Hydrodynamic simulations can replicate various scenarios, such as galactic collisions, which significantly influence star formation activities.
By using these models, researchers can study how different environmental conditions in galaxies affect the efficiency of converting gas into new stars.
They also provide a framework for understanding feedback mechanisms, such as how stellar winds and supernovae impact the surrounding molecular gas.
Review Questions
How do hydrodynamic models enhance our understanding of molecular gas dynamics in galaxies?

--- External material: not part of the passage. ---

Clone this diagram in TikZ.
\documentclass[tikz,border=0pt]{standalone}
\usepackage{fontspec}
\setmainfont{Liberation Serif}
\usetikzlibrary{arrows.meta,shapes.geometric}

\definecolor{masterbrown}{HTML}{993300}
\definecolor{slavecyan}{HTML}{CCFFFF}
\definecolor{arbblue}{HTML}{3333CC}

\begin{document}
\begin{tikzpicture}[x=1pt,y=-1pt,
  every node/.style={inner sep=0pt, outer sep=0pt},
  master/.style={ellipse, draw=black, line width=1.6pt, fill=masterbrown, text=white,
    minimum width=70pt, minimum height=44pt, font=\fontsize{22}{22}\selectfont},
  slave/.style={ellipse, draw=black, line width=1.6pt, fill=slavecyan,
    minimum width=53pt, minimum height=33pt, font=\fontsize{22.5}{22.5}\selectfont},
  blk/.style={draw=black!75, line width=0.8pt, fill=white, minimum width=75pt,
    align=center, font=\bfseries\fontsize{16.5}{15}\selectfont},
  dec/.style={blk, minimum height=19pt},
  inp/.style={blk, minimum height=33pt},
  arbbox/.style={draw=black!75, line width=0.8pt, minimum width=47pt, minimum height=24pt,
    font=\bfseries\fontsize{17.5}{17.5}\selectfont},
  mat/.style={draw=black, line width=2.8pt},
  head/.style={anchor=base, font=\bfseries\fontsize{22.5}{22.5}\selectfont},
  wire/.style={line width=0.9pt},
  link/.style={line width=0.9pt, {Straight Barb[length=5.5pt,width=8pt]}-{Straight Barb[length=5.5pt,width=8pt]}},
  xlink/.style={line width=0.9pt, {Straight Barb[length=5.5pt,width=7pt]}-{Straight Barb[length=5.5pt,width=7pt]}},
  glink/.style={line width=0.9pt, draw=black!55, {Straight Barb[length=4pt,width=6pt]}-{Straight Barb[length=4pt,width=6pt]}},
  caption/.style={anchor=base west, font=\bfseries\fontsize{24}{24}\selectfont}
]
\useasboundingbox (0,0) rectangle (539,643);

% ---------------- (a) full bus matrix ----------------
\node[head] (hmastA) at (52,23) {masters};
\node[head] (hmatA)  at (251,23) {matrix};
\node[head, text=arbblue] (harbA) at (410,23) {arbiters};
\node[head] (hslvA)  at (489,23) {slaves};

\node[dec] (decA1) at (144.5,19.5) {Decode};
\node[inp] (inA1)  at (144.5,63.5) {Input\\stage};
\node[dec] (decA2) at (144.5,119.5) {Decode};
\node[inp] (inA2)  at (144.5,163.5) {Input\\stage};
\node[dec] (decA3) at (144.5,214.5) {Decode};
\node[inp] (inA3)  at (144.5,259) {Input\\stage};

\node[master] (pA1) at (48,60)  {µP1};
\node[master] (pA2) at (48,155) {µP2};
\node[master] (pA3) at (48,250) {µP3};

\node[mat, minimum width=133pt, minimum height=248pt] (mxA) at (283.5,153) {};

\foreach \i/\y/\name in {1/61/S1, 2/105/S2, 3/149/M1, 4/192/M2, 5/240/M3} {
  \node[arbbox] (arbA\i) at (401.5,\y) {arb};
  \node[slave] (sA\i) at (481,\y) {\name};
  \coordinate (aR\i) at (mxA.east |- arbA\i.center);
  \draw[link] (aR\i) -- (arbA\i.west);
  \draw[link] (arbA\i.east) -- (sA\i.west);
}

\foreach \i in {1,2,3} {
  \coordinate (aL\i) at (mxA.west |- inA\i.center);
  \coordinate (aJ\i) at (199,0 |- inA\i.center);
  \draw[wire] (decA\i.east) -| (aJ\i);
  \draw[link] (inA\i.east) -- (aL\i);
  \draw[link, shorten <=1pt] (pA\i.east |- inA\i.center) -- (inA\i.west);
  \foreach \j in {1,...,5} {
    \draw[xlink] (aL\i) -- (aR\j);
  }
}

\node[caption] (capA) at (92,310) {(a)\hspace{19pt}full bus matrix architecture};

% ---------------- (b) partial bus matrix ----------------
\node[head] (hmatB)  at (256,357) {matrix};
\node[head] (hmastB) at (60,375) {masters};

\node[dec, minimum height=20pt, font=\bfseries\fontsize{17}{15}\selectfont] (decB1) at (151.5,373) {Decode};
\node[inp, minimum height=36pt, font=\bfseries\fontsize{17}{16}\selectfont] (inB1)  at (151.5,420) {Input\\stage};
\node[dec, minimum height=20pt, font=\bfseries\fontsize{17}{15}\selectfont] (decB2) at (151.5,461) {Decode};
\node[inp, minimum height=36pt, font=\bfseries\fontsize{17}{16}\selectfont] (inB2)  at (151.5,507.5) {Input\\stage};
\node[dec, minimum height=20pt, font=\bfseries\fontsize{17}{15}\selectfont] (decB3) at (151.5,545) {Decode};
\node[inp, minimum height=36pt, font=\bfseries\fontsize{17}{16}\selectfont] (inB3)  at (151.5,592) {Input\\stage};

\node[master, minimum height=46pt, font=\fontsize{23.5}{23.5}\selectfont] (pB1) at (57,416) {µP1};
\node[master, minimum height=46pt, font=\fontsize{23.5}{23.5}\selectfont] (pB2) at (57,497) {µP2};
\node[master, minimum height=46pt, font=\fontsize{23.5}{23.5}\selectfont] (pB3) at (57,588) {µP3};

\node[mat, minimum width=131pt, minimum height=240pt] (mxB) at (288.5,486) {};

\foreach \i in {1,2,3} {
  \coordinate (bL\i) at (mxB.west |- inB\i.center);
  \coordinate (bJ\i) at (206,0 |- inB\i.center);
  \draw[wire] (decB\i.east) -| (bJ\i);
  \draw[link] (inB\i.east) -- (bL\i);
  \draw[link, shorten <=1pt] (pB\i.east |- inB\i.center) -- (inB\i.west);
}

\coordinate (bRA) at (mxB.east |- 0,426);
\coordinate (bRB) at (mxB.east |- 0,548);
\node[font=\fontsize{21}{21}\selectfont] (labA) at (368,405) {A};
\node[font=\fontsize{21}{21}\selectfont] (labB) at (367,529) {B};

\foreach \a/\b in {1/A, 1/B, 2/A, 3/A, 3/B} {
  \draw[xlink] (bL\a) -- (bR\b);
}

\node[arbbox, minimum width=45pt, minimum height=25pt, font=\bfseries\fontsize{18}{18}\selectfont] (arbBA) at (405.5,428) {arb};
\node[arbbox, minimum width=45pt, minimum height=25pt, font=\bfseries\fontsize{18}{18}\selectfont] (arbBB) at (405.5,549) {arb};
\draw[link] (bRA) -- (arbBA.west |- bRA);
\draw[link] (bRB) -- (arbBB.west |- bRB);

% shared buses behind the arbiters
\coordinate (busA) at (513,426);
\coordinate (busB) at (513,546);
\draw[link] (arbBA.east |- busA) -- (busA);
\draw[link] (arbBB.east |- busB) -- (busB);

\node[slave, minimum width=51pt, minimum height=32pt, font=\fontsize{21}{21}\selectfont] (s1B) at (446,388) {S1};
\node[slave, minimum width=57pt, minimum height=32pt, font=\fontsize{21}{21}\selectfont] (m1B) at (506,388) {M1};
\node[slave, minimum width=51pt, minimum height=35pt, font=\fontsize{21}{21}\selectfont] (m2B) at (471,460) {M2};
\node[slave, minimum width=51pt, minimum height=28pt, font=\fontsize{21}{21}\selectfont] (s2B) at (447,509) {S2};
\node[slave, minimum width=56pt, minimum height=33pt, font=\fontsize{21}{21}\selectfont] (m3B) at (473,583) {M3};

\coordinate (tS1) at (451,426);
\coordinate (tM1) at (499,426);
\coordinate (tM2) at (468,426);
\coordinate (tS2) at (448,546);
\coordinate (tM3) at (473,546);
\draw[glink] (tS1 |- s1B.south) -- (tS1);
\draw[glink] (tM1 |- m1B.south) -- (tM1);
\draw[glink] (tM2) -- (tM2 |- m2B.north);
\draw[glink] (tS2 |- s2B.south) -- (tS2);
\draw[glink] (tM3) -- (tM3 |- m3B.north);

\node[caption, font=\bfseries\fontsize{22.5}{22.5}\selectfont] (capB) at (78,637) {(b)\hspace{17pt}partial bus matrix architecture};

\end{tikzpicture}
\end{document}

Hydrodynamic models enhance our understanding by simulating the movement and interactions of molecular gas under various forces, including gravity and pressure. These models can predict how gas flows and condenses into denser regions, leading to star formation. By incorporating factors like turbulence and environmental influences, they provide a detailed picture of how galaxies evolve and form stars over time.
In what ways do hydrodynamic models contribute to our knowledge of star formation processes within molecular clouds?
Hydrodynamic models contribute to our knowledge by simulating how molecular clouds behave under different conditions. They help to identify key factors that influence star formation rates, such as cloud density and temperature variations. The models can also explore how feedback from newly formed stars impacts the surrounding gas, ultimately influencing further star formation within the cloud.
Evaluate the importance of incorporating turbulence into hydrodynamic models when studying star formation in galaxies.
Incorporating turbulence into hydrodynamic models is crucial because turbulence significantly affects the structure and dynamics of molecular clouds. It can enhance mixing and transport of material within clouds, influencing local density variations that are essential for triggering gravitational collapse. By accounting for turbulent motions, researchers can better predict regions where star formation is likely to occur, thus providing a more accurate depiction of how stars form in complex galactic environments.
Related terms
Molecular cloud: A dense region in space filled with gas and dust where conditions are favorable for star formation.
Gravitational collapse: The process by which a molecular cloud loses its internal pressure and begins to contract under its own gravity, leading to star formation.